Fiddling with the games stats can be a sure-fire way to surprise your players, especially if it’s a critter they are familiar with from reading the rules. It’s also a sure-fire way to annoy them, especially if their Investigators have already encountered the monster before. Adding new powers or taking away old ones may come off as capricious. Personally I think that if the problem with a scenario is that the monsters isn’t tough enough then the Keeper should get a different monster, find a way to separate the Investigators from their firepower, or run the monster a little smarter so that it isn’t just wading into the Investigators to get mowed down. I favor giving the smarter monsters spells to enhance their lethality. As bad as it is taking on a dimensional shambler, one armed with a couple of spells is just awful.
The Keeper should always be willing to create new spells and modify old spells to keep Investigators guessing.
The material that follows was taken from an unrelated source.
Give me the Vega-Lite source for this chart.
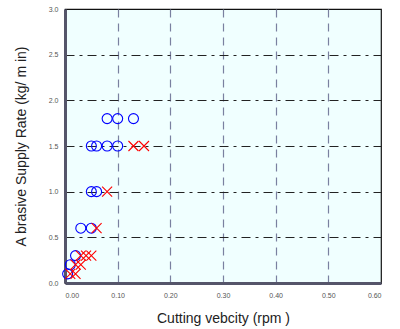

Magic in Call of Cthulhu is something that is always evolving, not trapped in amber. The races that can create tools should always have the option of rolling out new gizmos and scientific atrocities to bedevil the Investigators.
The bottom line is that while canon in Delta Green is important, it really only affects the initial setup, the starting points of the campaign’s universe. After that, the story is in the hands of the Keeper and the Investigators. No Keeper should hesitate to heave the canon overboard if it’s going to cause his game to flounder.